* [Problem to work on] Your task is to transcribe all of the data below exactly, omitting the images.
-- Start of Entries provided --
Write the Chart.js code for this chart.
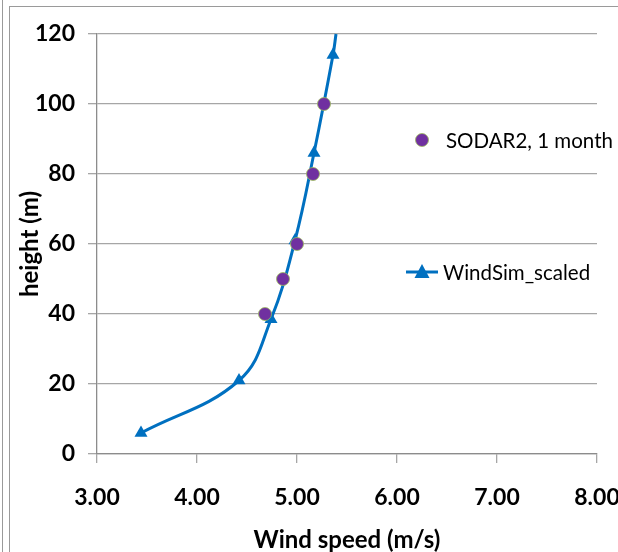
<!DOCTYPE html>
<html>
<head>
<meta charset="utf-8">
<script src="https://cdn.jsdelivr.net/npm/chart.js@4.4.1/dist/chart.umd.min.js"></script>
<style>
  html, body { margin: 0; padding: 0; background: #fff; }
  #wrap { position: relative; width: 618px; height: 552px; overflow: hidden; }
  #edge { position: absolute; left: 2px; top: 0; width: 1px; height: 552px; background: #9a9a9a; }
  #frame { position: absolute; left: 9px; top: 6px; width: 620px; height: 560px; border: 1px solid #9a9a9a; }
  #grafica { position: absolute; left: 0; top: 0; }
</style>
</head>
<body>
<div id="wrap">
  <div id="edge"></div>
  <div id="frame"></div>
  <canvas id="grafica" width="618" height="552"></canvas>
</div>
<script>
// datos
const sodarSpeed = [4.68, 4.86, 5.00, 5.16, 5.27];
const sodarHeight = [40, 50, 60, 80, 100];
const windsimSpeed = [3.44, 4.42, 4.74, 4.98, 5.17, 5.36, 5.39];
const windsimHeight = [6, 21, 38.5, 61, 86, 114, 120];
const xTicks = [3, 4, 5, 6, 7, 8];
const yTicks = [0, 20, 40, 60, 80, 100, 120];

const azul = '#0070c0';
const morado = '#7030a0';
const fuente = 'Lato';

const toPoints = (xs, ys) => xs.map((x, i) => ({ x, y: ys[i] }));

// leyenda dibujada dentro del area, como en Excel
const leyenda = {
  id: 'leyenda',
  afterDraw(chart) {
    const ctx = chart.ctx;
    ctx.save();
    ctx.font = '20.5px ' + fuente;
    ctx.fillStyle = '#000';
    ctx.textBaseline = 'middle';

    ctx.beginPath();
    ctx.arc(422, 140, 6.5, 0, Math.PI * 2);
    ctx.fillStyle = morado;
    ctx.fill();
    ctx.strokeStyle = '#9bbb59';
    ctx.lineWidth = 0.8;
    ctx.stroke();
    ctx.fillStyle = '#000';
    ctx.fillText('SODAR2, 1 month', 446, 141);

    ctx.strokeStyle = azul;
    ctx.lineWidth = 3;
    ctx.beginPath();
    ctx.moveTo(406, 272);
    ctx.lineTo(438, 272);
    ctx.stroke();
    ctx.fillStyle = azul;
    ctx.beginPath();
    ctx.moveTo(422, 264);
    ctx.lineTo(429.5, 278);
    ctx.lineTo(414.5, 278);
    ctx.closePath();
    ctx.fill();
    ctx.fillStyle = '#000';
    ctx.fillText('WindSim_scaled', 443, 273);
    ctx.restore();
  }
};

const ctx = document.getElementById('grafica').getContext('2d');
const chart = new Chart(ctx, {
  type: 'scatter',
  data: {
    datasets: [
      {
        label: 'SODAR2, 1 month',
        data: toPoints(sodarSpeed, sodarHeight),
        pointStyle: 'circle',
        pointRadius: 6.5,
        pointBackgroundColor: morado,
        pointBorderColor: '#9bbb59',
        pointBorderWidth: 0.8,
        showLine: false
      },
      {
        label: 'WindSim_scaled',
        data: toPoints(windsimSpeed, windsimHeight),
        showLine: true,
        borderColor: azul,
        borderWidth: 3,
        tension: 0.4,
        pointStyle: 'triangle',
        pointRadius: windsimHeight.map((h, i) => (i === windsimHeight.length - 1 ? 0 : 7.5)),
        pointBackgroundColor: azul,
        pointBorderColor: azul,
        pointBorderWidth: 0,
        clip: false
      }
    ]
  },
  options: {
    responsive: false,
    animation: false,
    layout: { padding: { left: 0, top: 34, right: 21, bottom: 0 } },
    plugins: {
      legend: { display: false },
      tooltip: { enabled: false }
    },
    scales: {
      x: {
        type: 'linear',
        min: 3,
        max: 8,
        afterBuildTicks: (s) => { s.ticks = xTicks.map((v) => ({ value: v })); },
        afterFit: (s) => { s.height = 98; s.paddingRight = 0; s.paddingLeft = 0; },
        ticks: {
          color: '#000',
          padding: 21,
          maxRotation: 0,
          font: { family: fuente, size: 23, weight: 'bold' },
          callback: (v) => v.toFixed(2)
        },
        grid: { drawOnChartArea: false, drawTicks: true, tickLength: 9, color: '#a6a6a6', lineWidth: 1.3 },
        border: { display: true, color: '#8c8c8c', width: 1.3 },
        title: {
          display: true,
          text: 'Wind speed (m/s)',
          color: '#000',
          padding: { top: 0, bottom: 0 },
          font: { family: fuente, size: 24, weight: 'bold', lineHeight: 1 }
        }
      },
      y: {
        type: 'linear',
        min: 0,
        max: 120,
        afterBuildTicks: (s) => { s.ticks = yTicks.map((v) => ({ value: v })); },
        afterFit: (s) => { s.width = 97; },
        ticks: {
          color: '#000',
          padding: 13,
          font: { family: fuente, size: 23, weight: 'bold' }
        },
        grid: { drawOnChartArea: true, drawTicks: true, tickLength: 9, color: '#a6a6a6', lineWidth: 1.3 },
        border: { display: true, color: '#8c8c8c', width: 1.3 },
        title: {
          display: true,
          text: 'height (m)',
          color: '#000',
          padding: { top: 18, bottom: 0 },
          font: { family: fuente, size: 24, weight: 'bold', lineHeight: 1 }
        }
      }
    }
  },
  plugins: [leyenda]
});
</script>
</body>
</html>
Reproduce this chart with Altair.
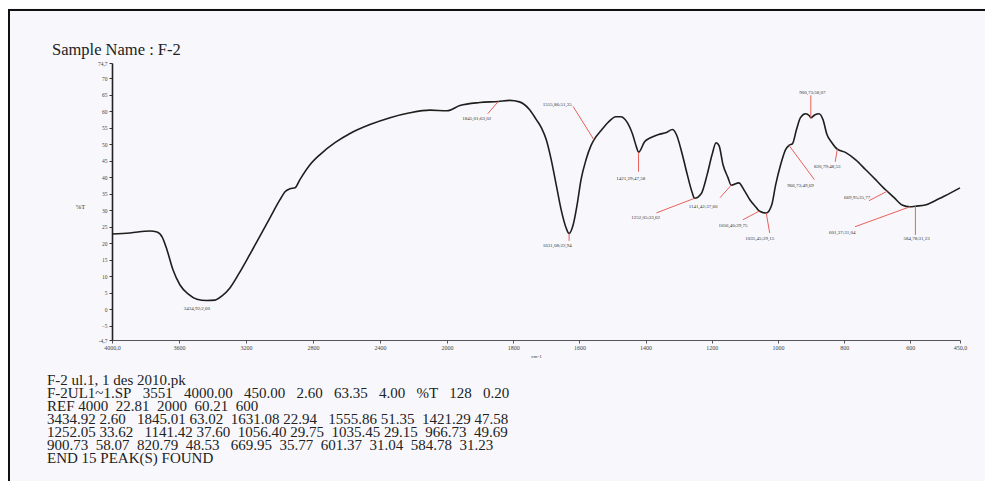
-- End of Entries provided --
* [Result]
Write the Chart.js code for this chart.
<!DOCTYPE html>
<html>
<head>
<meta charset="utf-8">
<script src="https://cdn.jsdelivr.net/npm/chart.js@4.4.1/dist/chart.umd.min.js"></script>
<style>
  html, body { margin: 0; padding: 0; background: #fff; }
  #wrap { position: relative; width: 618px; height: 552px; overflow: hidden; }
  #edge { position: absolute; left: 2px; top: 0; width: 1px; height: 552px; background: #9a9a9a; }
  #frame { position: absolute; left: 9px; top: 6px; width: 620px; height: 560px; border: 1px solid #9a9a9a; }
  #grafica { position: absolute; left: 0; top: 0; }
</style>
</head>
<body>
<div id="wrap">
  <div id="edge"></div>
  <div id="frame"></div>
  <canvas id="grafica" width="618" height="552"></canvas>
</div>
<script>
// datos
const sodarSpeed = [4.68, 4.86, 5.00, 5.16, 5.27];
const sodarHeight = [40, 50, 60, 80, 100];
const windsimSpeed = [3.44, 4.42, 4.74, 4.98, 5.17, 5.36, 5.39];
const windsimHeight = [6, 21, 38.5, 61, 86, 114, 120];
const xTicks = [3, 4, 5, 6, 7, 8];
const yTicks = [0, 20, 40, 60, 80, 100, 120];

const azul = '#0070c0';
const morado = '#7030a0';
const fuente = 'Lato';

const toPoints = (xs, ys) => xs.map((x, i) => ({ x, y: ys[i] }));

// leyenda dibujada dentro del area, como en Excel
const leyenda = {
  id: 'leyenda',
  afterDraw(chart) {
    const ctx = chart.ctx;
    ctx.save();
    ctx.font = '20.5px ' + fuente;
    ctx.fillStyle = '#000';
    ctx.textBaseline = 'middle';

    ctx.beginPath();
    ctx.arc(422, 140, 6.5, 0, Math.PI * 2);
    ctx.fillStyle = morado;
    ctx.fill();
    ctx.strokeStyle = '#9bbb59';
    ctx.lineWidth = 0.8;
    ctx.stroke();
    ctx.fillStyle = '#000';
    ctx.fillText('SODAR2, 1 month', 446, 141);

    ctx.strokeStyle = azul;
    ctx.lineWidth = 3;
    ctx.beginPath();
    ctx.moveTo(406, 272);
    ctx.lineTo(438, 272);
    ctx.stroke();
    ctx.fillStyle = azul;
    ctx.beginPath();
    ctx.moveTo(422, 264);
    ctx.lineTo(429.5, 278);
    ctx.lineTo(414.5, 278);
    ctx.closePath();
    ctx.fill();
    ctx.fillStyle = '#000';
    ctx.fillText('WindSim_scaled', 443, 273);
    ctx.restore();
  }
};

const ctx = document.getElementById('grafica').getContext('2d');
const chart = new Chart(ctx, {
  type: 'scatter',
  data: {
    datasets: [
      {
        label: 'SODAR2, 1 month',
        data: toPoints(sodarSpeed, sodarHeight),
        pointStyle: 'circle',
        pointRadius: 6.5,
        pointBackgroundColor: morado,
        pointBorderColor: '#9bbb59',
        pointBorderWidth: 0.8,
        showLine: false
      },
      {
        label: 'WindSim_scaled',
        data: toPoints(windsimSpeed, windsimHeight),
        showLine: true,
        borderColor: azul,
        borderWidth: 3,
        tension: 0.4,
        pointStyle: 'triangle',
        pointRadius: windsimHeight.map((h, i) => (i === windsimHeight.length - 1 ? 0 : 7.5)),
        pointBackgroundColor: azul,
        pointBorderColor: azul,
        pointBorderWidth: 0,
        clip: false
      }
    ]
  },
  options: {
    responsive: false,
    animation: false,
    layout: { padding: { left: 0, top: 34, right: 21, bottom: 0 } },
    plugins: {
      legend: { display: false },
      tooltip: { enabled: false }
    },
    scales: {
      x: {
        type: 'linear',
        min: 3,
        max: 8,
        afterBuildTicks: (s) => { s.ticks = xTicks.map((v) => ({ value: v })); },
        afterFit: (s) => { s.height = 98; s.paddingRight = 0; s.paddingLeft = 0; },
        ticks: {
          color: '#000',
          padding: 21,
          maxRotation: 0,
          font: { family: fuente, size: 23, weight: 'bold' },
          callback: (v) => v.toFixed(2)
        },
        grid: { drawOnChartArea: false, drawTicks: true, tickLength: 9, color: '#a6a6a6', lineWidth: 1.3 },
        border: { display: true, color: '#8c8c8c', width: 1.3 },
        title: {
          display: true,
          text: 'Wind speed (m/s)',
          color: '#000',
          padding: { top: 0, bottom: 0 },
          font: { family: fuente, size: 24, weight: 'bold', lineHeight: 1 }
        }
      },
      y: {
        type: 'linear',
        min: 0,
        max: 120,
        afterBuildTicks: (s) => { s.ticks = yTicks.map((v) => ({ value: v })); },
        afterFit: (s) => { s.width = 97; },
        ticks: {
          color: '#000',
          padding: 13,
          font: { family: fuente, size: 23, weight: 'bold' }
        },
        grid: { drawOnChartArea: true, drawTicks: true, tickLength: 9, color: '#a6a6a6', lineWidth: 1.3 },
        border: { display: true, color: '#8c8c8c', width: 1.3 },
        title: {
          display: true,
          text: 'height (m)',
          color: '#000',
          padding: { top: 18, bottom: 0 },
          font: { family: fuente, size: 24, weight: 'bold', lineHeight: 1 }
        }
      }
    }
  },
  plugins: [leyenda]
});
</script>
</body>
</html>
Reproduce this chart with Altair.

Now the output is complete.